The Metropolitan Museum of Art was officially incorporated in New York City. The brainchild of American expatriates in Paris and a number of wealthy New Yorkers, the Met would not put on an exhibition until 1872, but it quickly blossomed into one of the world’s premier repositories of fine art. The Met continues to display some of the world’s largest collections of European and Antique art, and has expanded to include works from every continent and nearly every medium. Today, the Met is not only one of the leading artistic and social institutions in New York but one of the best-known and most-visited museums in the world, hosting around 7 million visitors a year.

1964

Sidney Poitier became the first African American to win the Academy Award for Best Actor, for his role as a construction worker who helps build a chapel in Lilies of the Field (1963). By consistently refusing to play the stereotypical roles that were offered to him as a Black actor, Poitier blazed a trail for himself and the performers who followed him.

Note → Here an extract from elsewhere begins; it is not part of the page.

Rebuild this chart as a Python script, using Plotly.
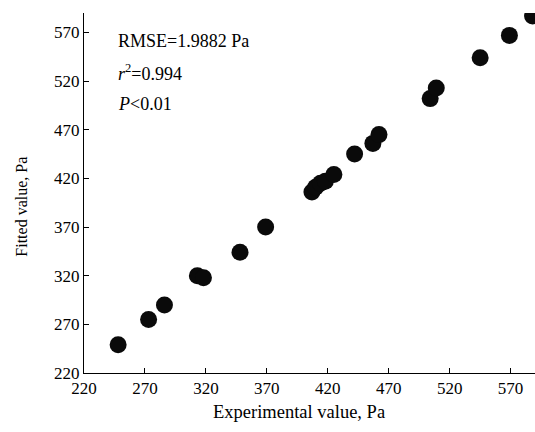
import plotly.graph_objects as go

# Experimental vs. fitted shear values (Pa)
experimental = [248, 273, 286, 313, 318, 348, 369,
                407, 410, 414, 418, 425, 442, 457, 462,
                504, 509, 545, 569, 588]
fitted = [249, 275, 290, 320, 318, 344, 370,
          406, 411, 415, 417, 424, 445, 456, 465,
          502, 513, 544, 567, 587]

tick_vals = [220, 270, 320, 370, 420, 470, 520, 570]

FONT = "Liberation Serif"

fig = go.Figure()
fig.add_trace(go.Scatter(
    x=experimental, y=fitted, mode="markers",
    marker=dict(size=17, color="#0a0a0a", line=dict(width=0)),
    showlegend=False,
))

axis_common = dict(
    tickvals=tick_vals,
    ticks="inside", ticklen=5, tickwidth=1, tickcolor="black",
    showline=True, linecolor="black", linewidth=1,
    showgrid=False, zeroline=False,
    tickfont=dict(family=FONT, size=17, color="black"),
)

fig.update_xaxes(range=[220, 590], **axis_common)
fig.update_yaxes(range=[220, 590], **axis_common)

# Axis titles placed as annotations so they can sit off-centre
fig.add_annotation(
    text="Experimental value, Pa", xref="paper", yref="paper",
    x=0.477, y=-0.108, xanchor="center", yanchor="middle",
    showarrow=False, font=dict(family=FONT, size=18.5, color="black"),
)
fig.add_annotation(
    text="Fitted value, Pa", xref="paper", yref="paper",
    x=-0.1375, y=0.462, xanchor="center", yanchor="middle", textangle=-90,
    showarrow=False, font=dict(family=FONT, size=16, color="black"),
)

stats = ["RMSE=1.9882 Pa", "<i>r</i><sup>2</sup>=0.994", "<i>P</i><0.01"]
for i, txt in enumerate(stats):
    fig.add_annotation(
        text=txt, xref="paper", yref="paper",
        x=0.072, y=0.922 - i * 0.087, xanchor="left", yanchor="middle",
        showarrow=False, font=dict(family=FONT, size=18, color="black"),
    )

fig.update_layout(
    width=535, height=432,
    margin=dict(l=84, r=0, t=13, b=59),
    plot_bgcolor="white", paper_bgcolor="white",
)

fig.write_html("out.html")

By the time he earned a Best Actor Oscar nomination for The Defiant Ones (1958), his work in such films as The Blackboard Jungle (1955) had made him America’s first prominent Black film star.

1997

21-year-old Tiger Woods won the prestigious Masters Tournament by a record 12 strokes in Augusta, Georgia. It was Woods’ first victory in one of golf’s four major championships and the greatest performance by a professional golfer in more than a century. It also made him the youngest golfer by two years to win the Masters and the first person of Asian or African heritage to win a major. His margin of victory–12 strokes–was the largest in the 20th century, and second only to Old Tom Morris’ 13-shot margin at the 1862 British Open. His score of 18-under-par 270 broke Jack Nicklaus’ 32-year-old Masters record of 17-under-par 271.